Gustav Mahler: Symphonien Nr. 1, 5 and 9; Moscow Philharmonic Orchestra, Kirill Kondrashin, Tatarstan National Symphony Orchestra, Alexander Sladkovsky; 7 CDs Melodiya MELCD1002475; Aufnahmen 1967, 1969, 1974 (Kondrashin), 2016 (Sladkovsky), Veröffentlichung 27/01/2017 (395') – Rezension von Remy Franck

‘Mahler hoch zwei’ nennt sich dieses Set und stellt historische Mahler-Aufnahmen mit Kondrashin und den Moskauer Philharmonikern jenen von Alexander Sladkovsky mit dem Staatlichen Symphonieorchester der Republik Tatarstan gegenüber.

In der Ersten Symphonie könnte der Kontrast zwischen der in 48 schnellen Minuten dirigierten Aufnahme Kondrashins und der 57 Minuten langen Einspielung von Sladkovsky nicht größer sein. Während dieser die Stimmungen ausreizt und viel Schönmalerei betreibt, ist Kondrashin hypernervös und sehr darauf aus, das Karikaturale und Groteske maximal zum Ausdruck zu bringen. Wo Kondrashin sehr direkt und packend musizieren lässt, bleibt Sladkovsky oft bloß routiniert, manchmal langweilig, nicht selten manieriert, aber stellenweise auch wirklich packend. Gegenüber der durchgehend hoch intensiven Kondrashin-Einspielung hat diese Interpretation aber keine Chance.

In der Fünften bewährt sich Sladkovsky weitaus besser. Das ist leidenschaftliches Musizieren ohne Exzesse, hin und wieder etwas grün und frisch, meistens erfüllt und, wenn notwendig, auch nachsinnend-ernst. Ein absoluter Höhepunkt ist das hingebungsvoll gespielte Adagietto, voller Charme und voller Poesie, in dem die elfeinhalb Minuten lang gut tun.

Kondrashin war einer der Mahler-Apostel. Er setzte sich in den Sechziger- und Siebzigerjahren sehr für den österreichischen Komponisten ein. Es gelingt ihm eine kontrastreiche Interpretation, die Mahler schärft. Er ist mit 63 Minuten erheblich schneller als Sladkovsky mit 71’30.

Er legt die Symphonie in ihren beiden ersten Teilen in Schritten auf: trauernde, zögernde Schritte, strenge Schritte, absterbende Schritte, bis dann in den Schlusstakten des Scherzos nach allen Brüchen, Aufschreien und Verzweiflung alle Zweifel weichen.
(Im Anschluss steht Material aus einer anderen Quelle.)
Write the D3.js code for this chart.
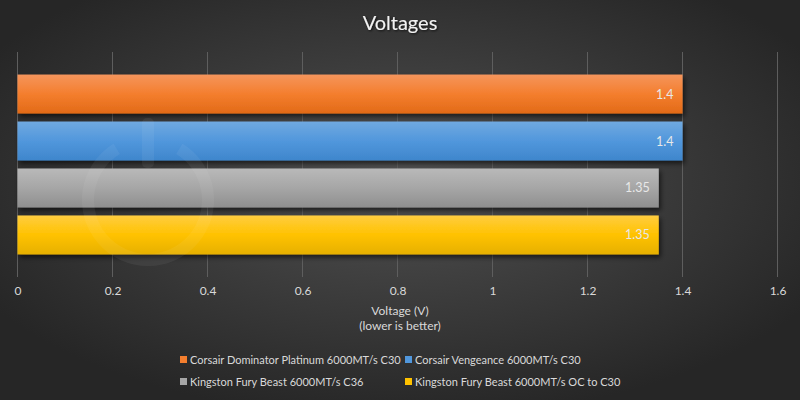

In diesen Schlusstakten fällt die Entscheidung, den (musikalischen) Liebesbrief ‘Adagietto’ zu schreiben. In nur 8’14 fließt der Satz mit Streicheln und Küssen, in völliger Verzückung und in aufrauschender Leidenschaft an uns vorbei den Weg bereitend für ein gut gelauntes und hinreißendes Finale.

Auch in der Neunten Symphonie gibt sich Kondrashin recht energisch. Die drei ersten Sätze werden zur Rohkost, sehr direkt, sehr grell und eigentlich ganz modern. Mit einem großen Seufzer, selbstmildleidbetont, beginnt der Finalsatz, der sich aber danach mit sehr positivem und zuversichtlichem Charakter weiterentwickelt.

Den 74 Minuten von Kondrashin stellt Sladkovsky satte 81 Minuten gegenüber. Bei ihm wird das, was bei Kondrashin dezidiert wirkte, eher zögernd, mit bedeutungsschwangeren Gesten, und dadurch irgendwie pathetisch und aufgeblasen. Ganz anders wirkt auch bei ihm das Finale, anfangs eher verinnerlicht, im restlichen Verlauf zumindest über weite Strecken abgeklärt und fast nüchtern, so als habe er Mahlers Anweisung ‘zurückhaltend’ nicht als Tempoangabe, sondern als Ausdrucksvorgabe aufgefasst.

Die Frage stellt sich nun: was bringt diese Box dem Musikfreund? Nun, der unmittelbare Vergleich zweier sehr unterschiedlicher Dirigenten ist gewiss nicht uninteressant. Zum allgemeinen Mahler-Bild tragen die Interpretationen jedoch nichts Neues bei. Und beide Orchester sind spieltechnisch gesehen nicht auf jenem Level, das man bei den Referenzeinspielungen der einzelnen Symphonien finden kann. So erweist sich dieses Set am ehesten als ein Sammlerstück für eingeschworene Mahler-Fans.

Two very different accounts of three Mahler symphonies, the one recorded 50 years ago by Kondrashin, the second from 2016 by Sladkovsky, allow an interesting comparison. While Kondrashin is mostly very intensive und nervous, Sladkovsky takes often a very slow pace with various degrees of intensity and tension.